Ladies and Gentlemen, I have a new favourite cable series. Showtime's Episodes is a masterpiece ode to/criticism of television, a nostalgia-fueled/thoroughly modern story of culture clash, assimilation, corruption, disappointment and the ways people let each other down. But it's a comedy. A brilliant comedy- perhaps the funniest and smartest to hit cable in years.
With writers as its principal characters, the task of creating the witticisms of their dialogue is a tremendous one. Luckily for all involved, the writers of Episodes are every bit as good of writers as Sean and Bev are. Thank god. The team of David Crane (a TV comedy god as far as I'm concerned) and Jeffrey Klarik wrote a tour de force 7 episode first season for the show about British TV writers adapting their hit show for US broadcast. As Hollywood insiders who've seen their work soar to popularity (Friends) and crash and burn (The Class), Crane and Klarik infused Sean and Bev's first season arc with all the self-congratulating excitement and self-preservational defenses of any artist with a project balanced on that thin line between success and destruction. Behind the cleverness of the whip-smart dialogue lies the painful human reality of these people who are being pulled further and further away from themselves.
It really is a remarkable series.
From the phenomenal comic timing of Kathleen Rose Perkins and Daisy Haggard as cynically submissive network executives to the joy Mad About You vet John Pankow's character Merc takes in his own corruption- the supporting cast is every bit as great as the leads. Matt LeBlanc is the PERFECT choice as the lead of the American version of the show-within-the show. Set aside the wonderfully meta implications of Episodes' David Crane-ness, Le Blanc is a beloved TV icon whom those on this side of the pond love without really understanding why we do. He's forever tied to Joey, a character who brings all sorts of wonderful connotations with him (womanizing, stupidity, a successful show, a failure) and at once makes sense as the first person bottom-line-driven network execs would want on their billboards and the last person content-driven artists could tolerate near their work. And he's so damned charming! The man can say anything and you don't begrudge anyone for falling for his lines.

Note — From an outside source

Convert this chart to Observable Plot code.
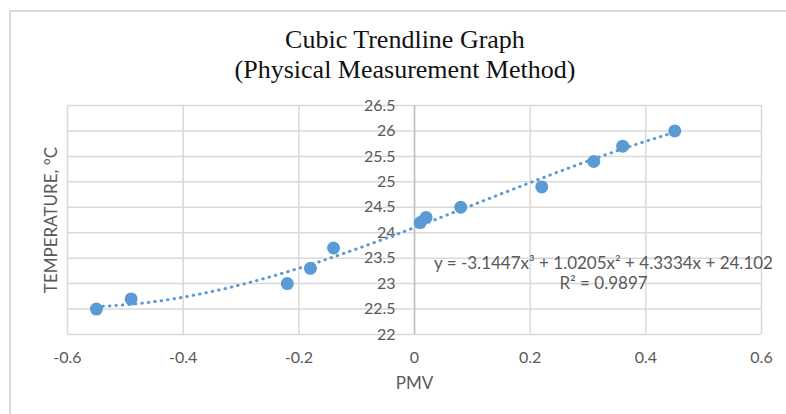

But it's Sean and Bev who really live at the centre of Episodes. Stephen Mangan and Tamsin Greig give brilliant life to the married writers whose lives are turned upside down when they move to LA from London to navigate the horrors of the American TV pilot process. They are phenomenal protagonists and perfect foils for each other; his schleppy optimism, her hard-edged cynicism- you both love and believe them at every turn. Actually, the fact that you can't love them the whole time, that's part of the brilliance. They're stressed (and talented), so they're also wrong a lot- because that's how that works. The two possess an electric chemistry that pairs with an ease of relationship to completely sell them as not just a married couple, but one that fits into their awesome backstory. That backstory is actually one of my favourite things about the series. A story that suggests that they may have the potential to betray each other but also establishes them as perfect for each other: apparently they met when Sean was married to another woman and began an affair. It's complicated, messy and sort of wrong, but in the name of the "woah, where have you been?" moment, where's the line? Sean and Bev met each other and the world started to make sense. It's them against the world. So the crux of the series is the ways in which they abandon that, the fact that they fall apart only when they drift apart. It's brilliant.
The season ends on a flipping fantastic cliffhanger that sends the show into season two as the show-within-the show goes to series, locking Sean and Bev in exactly where they shouldn't be. And locking us viewers in exactly where they want us.